PTIN Information and the Freedom of Information Act
The Freedom of Information Act (FOIA), enacted in 1966, gives any person the right to access federal agency records, unless the information is protected from public disclosure by one of nine exemptions. FOIA authorizes government agencies to recover the cost of complying with a FOIA request.
Under FOIA, certain information submitted to the IRS by an individual applying for a preparer tax identification number (PTIN) must be disclosed by the IRS under FOIA, and the individual cannot opt out of the disclosure.
FOIA Awareness for PTIN Holders
The PTIN holder information subject to public disclosure includes:
- Business name
- Business website address
- Business phone number
- Business mailing address – Either a physical address or a P.O. Box is acceptable as a business address.
- Email address – Any valid email address that you check regularly for PTIN communications is acceptable.
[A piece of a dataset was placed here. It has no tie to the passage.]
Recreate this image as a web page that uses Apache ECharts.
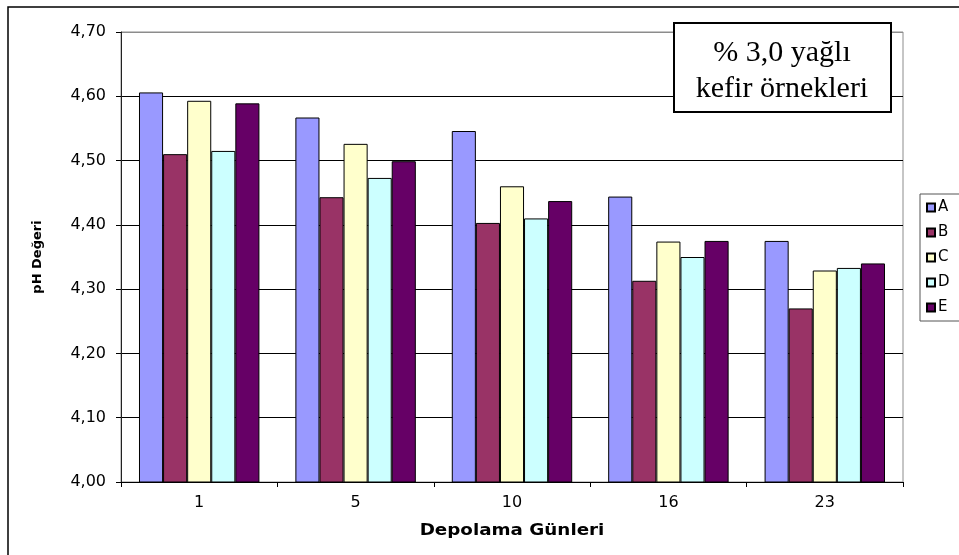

- Professional credentials
Updating your contact information
To maintain the privacy of your personal information, PTIN holders can update contact information.
Legitimate IRS emails regarding PTIN issues are sent from two email addresses: firstname.lastname@example.org and TaxPro_PTIN@irs.gov. The IRS is aware of malicious emails attempting to spoof these email addresses. Pay careful attention to whether an email is actually from one of these addresses. If you feel that you have received a suspicious phishing email, follow the directions found here.
If you receive email solicitations from other organizations and they are unwanted, the Federal Trade Commission, Bureau of Consumer Protection provides guidance on whether an email or other contact violates the CAN-SPAM Act of 2003 and how to report violations.
Additionally, exercise caution on websites without a .gov domain. Only sites with the .gov domain are official government websites.
PTIN application changes
To clearly distinguish between public and private information, the IRS changed the “Permanent Mailing Address” box on the PTIN application to “Personal Mailing Address”. This change clarified that the information is personal and exempt from public disclosure under FOIA rules.
Also, the IRS removed the prohibition on entering a post office box in the “Business Mailing Address” box on the PTIN application. PTIN holders may now enter a P.O. Box as their business mailing address.
If you used your Personal Mailing Address as your Business Mailing Address or used a street address when you preferred to provide a P.O Box as your Business Mailing Address, you may update your contact information. But note that your Business Mailing Address is not exempt from disclosure under FOIA rules and it will be released even if it is the same as your Personal Mailing Address.